Une quinzaine de jours avant la conférence, le 17 juin, avait lieu une matinée commémorative organisée par la Collectivité territoriale à l’attention des collégiens, dans le grand théâtre Tropiques Atrium Scène nationale, à Fort-de-France. L’écrivain et sociologue Malik Duranty, le poète et universitaire Steve Gadet et Mireille Fanon-Mendès-France, fille du penseur et présidente de la Fondation Frantz-Fanon, ont échangé avec quelque 300 élèves venus de cinq communes de l’île. Dans l’auditoire, les questions ont fusé. « Pourquoi Frantz Fanon n’a-t-il pas été enterré en Martinique ? », a interrogé un adolescent. « Il avait, semble-t-il, émis l’envie d’être enterré en Algérie », a répondu Mireille Fanon-Mendès-France.
Les intervenants s’étaient donné l’objectif de rendre le célèbre auteur « plus approchable » pour la jeunesse et de « relier sa pensée avec les défis que nous rencontrons aujourd’hui », notamment sur « cette question identitaire qui nous met en tension très facilement aux Antilles », explique Steve Gadet à l’issue de la rencontre. « On a réussi peut-être partiellement », veut croire le maître de conférences en études anglophones à l’université des Antilles.« Frantz Fanon mériterait d’être davantage enseigné dans les écoles martiniquaises », exhorte Michelle Monrose, élue de la CTM et présidente de la commission chargée des affaires culturelles.
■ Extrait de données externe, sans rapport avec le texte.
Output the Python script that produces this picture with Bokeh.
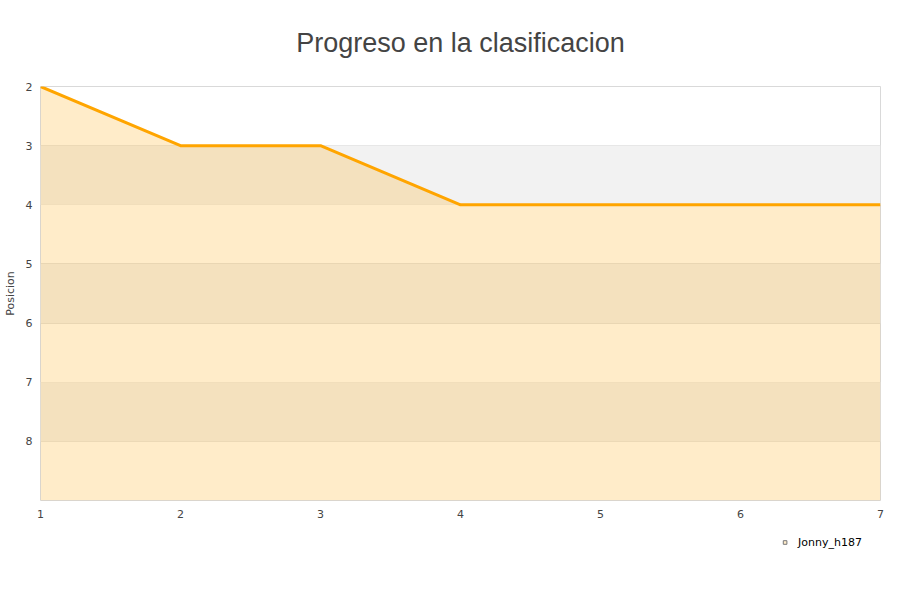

« Les Mains parallèles », œuvre méconnue
Plus inattendue parmi les nombreux événements au programme des commémorations : une série de représentations de la pièce Les Mains parallèles, œuvre théâtrale méconnue, écrite en 1949 par le futur psychiatre alors étudiant à Lyon. Dans cette œuvre surréaliste, le spectateur est transporté sur une île grecque imaginaire plongée dans les ténèbres. « Ce qu’on entend dans cette pièce de théâtre, c’est la vibration d’Aimé Césaire », commente Aimé Charles-Nicolas, professeur émérite de psychiatrie à l’université des Antilles et président de l’association First Caraïbes, organisatrice de ce spectacle et de nombreux autres événements commémoratifs.
Un samedi de mai, un colloque scientifique, en présence d’une dizaine d’intellectuels français et étrangers invités par First Caraïbes, avait attiré plusieurs centaines de personnes dans un hôtel de Sainte-Luce. « Il n’y a eu aucune célébration officielle institutionnelle du centenaire de Frantz Fanon en Hexagone », déplorait la députée parisienne Danielle Obono (La France insoumise) après son intervention. Même si Fanon, un biopic réalisé par Jean-Claude Barny, est sorti dans les salles de la métropole en avril.
Toujours « trop peu connu » sur son île natale, l’écrivain martiniquais « est étudié dans des universités nord- et sud-américaines, africaines et européennes comme l’un des plus grands penseurs du XXe siècle », se félicite Michelle Monrose. A l’ère « du complotisme, de la désinformation parfois orchestrée aux plus hauts niveaux des États »,l’exigence de Fanon « à toujours entretenir une pensée critique pour se forger sa propre opinion est d’une actualité brûlante », assure l’élue.